Talk about changing the rules of the game.
These are obviously frustrating, uncertain times for local officials trying to figure out budgets, priorities and protean property-tax scenarios, without the state Supreme Court messing with their tool box. In this case – Strand v. Escambia County, to be precise – the Florida Supremes have unanimously decided to fundamentally alter the way TIF – or tax increment financing – money can be spent.
It’s a very big deal.
TIF is a special taxing structure, dating to the early 1980s, which helps finance projects in designated areas (with “blight”). In principle, it’s a proactive way for government to partner and help areas help themselves by broadening their tax base and strengthening their communities. These venues (Community Redevelopment Areas) are permitted to take increases in tax revenues resulting from increased property values to re-invest back into the CRAs. A key corollary is debt that is backed by TIF dollars.

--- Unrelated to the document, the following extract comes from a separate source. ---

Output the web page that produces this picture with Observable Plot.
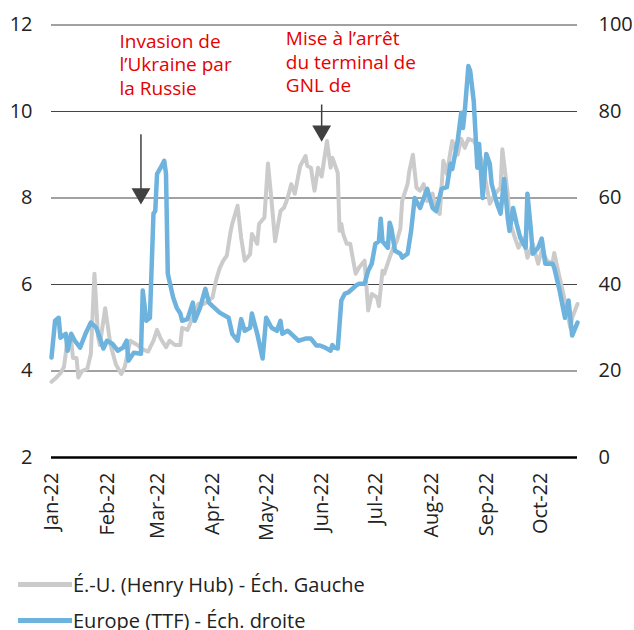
<!DOCTYPE html>
<html>
<head>
<meta charset="utf-8">
<script src="https://cdn.jsdelivr.net/npm/d3@7"></script>
<script src="https://cdn.jsdelivr.net/npm/@observablehq/plot@0.6"></script>
<style>
  html, body { margin: 0; padding: 0; background: #fff; }
  body { width: 634px; height: 630px; overflow: hidden; font-family: "Open Sans", sans-serif; }
  #legend { position: absolute; left: 0; top: 566px; color: #222; font-size: 20px; }
  .row { display: flex; align-items: center; height: 36px; }
  .sw { width: 54px; height: 5px; margin-left: 18px; margin-right: 1px; }
</style>
</head>
<body>
<div id="chart"></div>
<div id="legend"></div>
<script>
// Henry Hub (USD/MMBtu, left scale)
const henryHub = [
["2022-01-03",3.75],["2022-01-05",3.82],["2022-01-08",3.95],["2022-01-10",4.1],["2022-01-12",4.75],
["2022-01-14",4.7],["2022-01-15",4.3],["2022-01-17",4.3],["2022-01-18",3.85],["2022-01-20",4.0],
["2022-01-23",4.05],["2022-01-25",4.4],["2022-01-27",6.25],["2022-01-29",4.8],["2022-01-30",4.6],
["2022-02-02",5.45],["2022-02-05",4.6],["2022-02-08",4.15],["2022-02-11",3.93],["2022-02-13",4.1],
["2022-02-16",4.7],["2022-02-20",4.6],["2022-02-23",4.5],["2022-02-26",4.45],["2022-03-01",4.7],
["2022-03-03",4.95],["2022-03-05",4.75],["2022-03-08",4.55],["2022-03-10",4.7],["2022-03-13",4.6],
["2022-03-16",4.6],["2022-03-17",5.0],["2022-03-20",4.95],["2022-03-23",5.25],["2022-03-26",5.55],
["2022-03-29",5.55],["2022-03-31",5.6],["2022-04-03",5.7],["2022-04-05",6.1],["2022-04-07",6.38],
["2022-04-09",6.55],["2022-04-11",6.67],["2022-04-13",7.2],["2022-04-14",7.4],["2022-04-17",7.82],
["2022-04-19",7.08],["2022-04-21",6.55],["2022-04-24",6.7],["2022-04-25",7.17],["2022-04-28",6.94],
["2022-04-29",7.4],["2022-05-02",7.55],["2022-05-04",8.8],["2022-05-06",7.93],["2022-05-08",7.0],
["2022-05-11",7.7],["2022-05-13",7.78],["2022-05-15",8.0],["2022-05-17",8.32],["2022-05-19",8.1],
["2022-05-22",8.74],["2022-05-25",8.97],["2022-05-26",8.74],["2022-05-28",8.7],["2022-05-30",8.17],
["2022-06-01",8.7],["2022-06-03",8.5],["2022-06-06",9.32],["2022-06-08",8.7],["2022-06-09",8.93],
["2022-06-12",8.58],["2022-06-13",7.24],["2022-06-14",7.4],["2022-06-15",7.17],["2022-06-17",6.94],
["2022-06-19",6.94],["2022-06-20",6.7],["2022-06-22",6.25],["2022-06-24",6.4],["2022-06-27",6.55],
["2022-06-29",5.4],["2022-07-01",5.78],["2022-07-04",5.7],["2022-07-05",5.5],["2022-07-07",6.32],
["2022-07-08",6.25],["2022-07-11",6.62],["2022-07-13",6.85],["2022-07-15",7.0],["2022-07-17",7.3],
["2022-07-18",7.93],["2022-07-21",8.32],["2022-07-22",8.62],["2022-07-24",9.0],["2022-07-26",8.24],
["2022-07-28",8.17],["2022-07-30",8.32],["2022-08-01",7.93],["2022-08-04",8.1],["2022-08-06",7.7],
["2022-08-08",7.63],["2022-08-10",8.86],["2022-08-12",8.56],["2022-08-15",9.32],["2022-08-18",9.0],
["2022-08-20",9.37],["2022-08-22",9.16],["2022-08-24",9.37],["2022-08-27",9.32],["2022-08-29",9.16],
["2022-09-01",8.79],["2022-09-03",8.32],["2022-09-05",7.87],["2022-09-08",8.1],["2022-09-11",8.24],
["2022-09-12",9.13],["2022-09-15",8.1],["2022-09-16",7.47],["2022-09-19",7.08],["2022-09-21",6.85],
["2022-09-24",7.08],["2022-09-26",6.62],["2022-09-29",6.94],["2022-10-02",6.48],["2022-10-04",6.78],
["2022-10-07",6.55],["2022-10-10",6.48],["2022-10-11",6.73],["2022-10-14",6.16],["2022-10-17",5.62],
["2022-10-20",5.0],["2022-10-21",5.23],["2022-10-24",5.55]
];

// Europe TTF (USD/MMBtu, right scale)
const ttf = [
["2022-01-03",23.1],["2022-01-05",31.6],["2022-01-07",32.3],["2022-01-08",27.7],["2022-01-11",28.6],
["2022-01-12",24.7],["2022-01-14",28.6],["2022-01-16",27],["2022-01-19",25.4],["2022-01-22",28.6],
["2022-01-25",31.2],["2022-01-28",30],["2022-01-30",27.7],["2022-02-01",25.2],["2022-02-03",27],
["2022-02-06",26.3],["2022-02-09",24.7],["2022-02-12",25.4],["2022-02-14",27],["2022-02-15",22.4],
["2022-02-18",24.2],["2022-02-22",24],["2022-02-23",38.6],["2022-02-25",31.6],["2022-02-27",32.3],
["2022-03-01",56.4],["2022-03-02",57],["2022-03-03",65.6],["2022-03-05",67],["2022-03-07",68.6],
["2022-03-08",65.6],["2022-03-09",42.5],["2022-03-12",37],["2022-03-14",34.6],["2022-03-16",33.3],
["2022-03-17",31.6],["2022-03-20",32],["2022-03-23",35.8],["2022-03-24",31.6],["2022-03-27",34.6],
["2022-03-30",39],["2022-04-01",35.8],["2022-04-03",35],["2022-04-07",33.5],["2022-04-12",32.3],
["2022-04-14",28.6],["2022-04-17",27],["2022-04-19",32],["2022-04-21",29.3],["2022-04-24",30],
["2022-04-25",33.3],["2022-04-28",28.6],["2022-05-01",22.9],["2022-05-03",32.3],["2022-05-06",30],
["2022-05-09",29.3],["2022-05-11",31.6],["2022-05-12",28.6],["2022-05-15",29.3],["2022-05-17",28.6],
["2022-05-21",27],["2022-05-25",27.5],["2022-05-28",27.5],["2022-05-31",25.9],["2022-06-02",25.9],
["2022-06-05",25.4],["2022-06-08",24.7],["2022-06-09",26],["2022-06-10",25.4],["2022-06-12",25.2],
["2022-06-14",36.3],["2022-06-16",37.9],["2022-06-18",38.2],["2022-06-22",39.7],["2022-06-24",40.2],
["2022-06-27",40.2],["2022-06-29",43.2],["2022-07-01",44.8],["2022-07-03",49.4],["2022-07-05",50],
["2022-07-06",55.2],["2022-07-07",50],["2022-07-10",48.5],["2022-07-11",54.3],["2022-07-12",52.9],
["2022-07-14",47.8],["2022-07-17",47.1],["2022-07-18",46.2],["2022-07-21",47.1],["2022-07-23",52.4],
["2022-07-25",60],["2022-07-28",57.7],["2022-08-01",62.1],["2022-08-04",57.7],["2022-08-06",57],
["2022-08-09",62.1],["2022-08-12",62.5],["2022-08-14",67.9],["2022-08-15",66.7],["2022-08-18",73.2],
["2022-08-20",79.7],["2022-08-21",76.2],["2022-08-22",80.1],["2022-08-24",90.5],["2022-08-25",89.4],
["2022-08-27",82.4],["2022-08-28",74.8],["2022-08-29",67],["2022-08-30",72.5],["2022-09-01",60],
["2022-09-03",70.2],["2022-09-05",67.9],["2022-09-06",63.3],["2022-09-09",58.7],["2022-09-11",56.4],
["2022-09-13",64.4],["2022-09-15",55.4],["2022-09-16",52.4],["2022-09-18",57.7],["2022-09-20",54],
["2022-09-22",50.8],["2022-09-25",48.5],["2022-09-26",61],["2022-09-28",52.4],["2022-09-29",47.1],
["2022-10-02",48.5],["2022-10-04",50.6],["2022-10-06",44.8],["2022-10-10",44.8],["2022-10-11",43.9],
["2022-10-14",38.6],["2022-10-17",32.3],["2022-10-19",36.3],["2022-10-21",28.2],["2022-10-24",31.2]
];

const leftTicks = [2, 4, 6, 8, 10, 12];
const rightTickLabels = ["0", "20", "40", "60", "80", "100"];
const monthTicks = ["2022-01-01","2022-02-01","2022-03-01","2022-04-01","2022-05-01",
  "2022-06-01","2022-07-01","2022-08-01","2022-09-01","2022-10-01"];

const seriesNames = ["É.-U. (Henry Hub) - Éch. Gauche", "Europe (TTF) - Éch. droite"];
const seriesColors = ["#cbcbcb", "#6db3de"];

const annotations = [
  {date: "2022-02-10", y: 11.86, text: "Invasion de\nl’Ukraine par\nla Russie"},
  {date: "2022-05-14", y: 11.92, text: "Mise à l’arrêt\ndu terminal de\nGNL de"}
];
const arrows = [
  {date: "2022-02-22", from: 9.46, to: 8.1},
  {date: "2022-06-03", from: 10.15, to: 9.55}
];

const parse = d3.utcParse("%Y-%m-%d");
const hh = henryHub.map(([d, v]) => ({date: parse(d), y: v}));
// right scale (0–100) mapped onto left scale (2–12)
const eu = ttf.map(([d, v]) => ({date: parse(d), y: 2 + v / 10}));
const ann = annotations.map(a => ({...a, date: parse(a.date)}));
const arr = arrows.map(a => ({...a, date: parse(a.date)}));

const chart = Plot.plot({
  width: 634,
  height: 560,
  marginLeft: 51,
  marginRight: 57,
  marginTop: 24.5,
  marginBottom: 103,
  style: {fontFamily: "Open Sans, sans-serif", fontSize: "20px", color: "#222", background: "#fff"},
  x: {type: "utc", domain: [parse("2022-01-03"), parse("2022-10-24")]},
  y: {domain: [2, 12]},
  marks: [
    Plot.ruleY(leftTicks.filter(d => d > 2), {stroke: "#444", strokeWidth: 1.2}),
    Plot.ruleY([2], {stroke: "#000", strokeWidth: 2.6}),
    Plot.axisY({anchor: "left", ticks: leftTicks, tickSize: 0, tickPadding: 19, label: null, fontSize: 20}),
    Plot.axisY({anchor: "right", ticks: leftTicks, tickSize: 0, tickPadding: 21, label: null, fontSize: 20,
      tickFormat: d => rightTickLabels[leftTicks.indexOf(d)]}),
    Plot.axisX({ticks: monthTicks.map(parse), tickFormat: d3.utcFormat("%b-%y"), tickRotate: -90,
      tickSize: 0, tickPadding: 15, label: null, fontSize: 20, dx: 4}),
    Plot.line(hh, {x: "date", y: "y", stroke: seriesColors[0], strokeWidth: 4, strokeLinejoin: "round"}),
    Plot.line(eu, {x: "date", y: "y", stroke: seriesColors[1], strokeWidth: 4.5, strokeLinejoin: "round"}),
    Plot.ruleX(arr, {x: "date", y1: "from", y2: "to", stroke: "#404040", strokeWidth: 1.5}),
    Plot.dot(arr, {x: "date", y: "to", symbol: "triangle", rotate: 180, r: 7, fill: "#404040", stroke: null}),
    Plot.text(ann, {x: "date", y: "y", text: "text", textAnchor: "start", lineAnchor: "top",
      fill: "#e60000", fontSize: 19, lineHeight: 1.24})
  ]
});
document.getElementById("chart").appendChild(chart);

const legend = document.getElementById("legend");
seriesNames.forEach((name, i) => {
  const row = document.createElement("div");
  row.className = "row";
  const sw = document.createElement("span");
  sw.className = "sw";
  sw.style.background = seriesColors[i];
  const t = document.createElement("span");
  t.textContent = name;
  row.appendChild(sw);
  row.appendChild(t);
  legend.appendChild(row);
});
</script>
</body>
</html>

The Florida Supreme Court now says any such debt scenarios have to be approved in a referendum. And referenda votes on anything that includes the words “tax revenues” are inherently problematic. That’s particularly dicey for a city such as Tampa, which has already approved a $40-million line of TIF-backed credit to underwrite a passel of projects – from Drew Park storm water improvements and Ashley Drive changes to The Heights, Central Park Village and Curtis Hixon Park. And more.
To a person, City Hall officials feel blindsided – and TIFfed off. Big time. And the ripple effects include the bond market, which can’t be pleased with such a financial flip-flop.
“This issue came from nowhere,” says Tampa City Council member Linda Saul-Sena, who is also vice-chairwoman of the Community Redevelopment Agency. “We had been planning our strategies premised upon bonding the money. Now no one knows. The ramifications for engineers, architects, etc. are huge. Especially schools. This isn’t what Tampa needs; this isn’t what the state needs.”
For the record, Tampa has 9 CRAs, including two downtown; Florida more than 175.
As for Mayor Pam Iorio, who was poised to spend $40 million for mostly downtown improvements, it means a holding pattern for everything but Curtis Hixon Park. The city, says the mayor, will “front the money” for the park, meaning that reserve funds will likely be tapped for the $15-million project. The park, which Iorio calls an “entertainment environment,” is scheduled for a February groundbreaking. The mayor considers it a critical, synergistic linchpin for the downtown waterfront area. One that will include two museums and the Riverwalk.
“Not to sound like ‘Roseanne Rosannadanna,’ but ‘It’s always something,'” noted Iorio. “And something we’ll get through. But this would not be an increase in anyone’s taxes. It’s a way to help blighted areas. You take revenue streams and borrowing to get rid of blight. Everyone benefits. Remember, this is how (former Mayor) Bob Martinez did the convention center. Do you think we’d have a convention center today if it had gone to a referendum?”
The city’s hopes now lie with Supreme Court clarifications. Will there be any grandfathering of financial plans? Exactly who would vote in a TIF referendum? The whole city? Only the impacted CRAs? And how would Harbour Islanders vote?
“I think in most of the (CRA) areas, if we have to go to a vote, it would pass,” says Tampa City Council member John Dingfelder. “If we go citywide, that’s asking for failure.”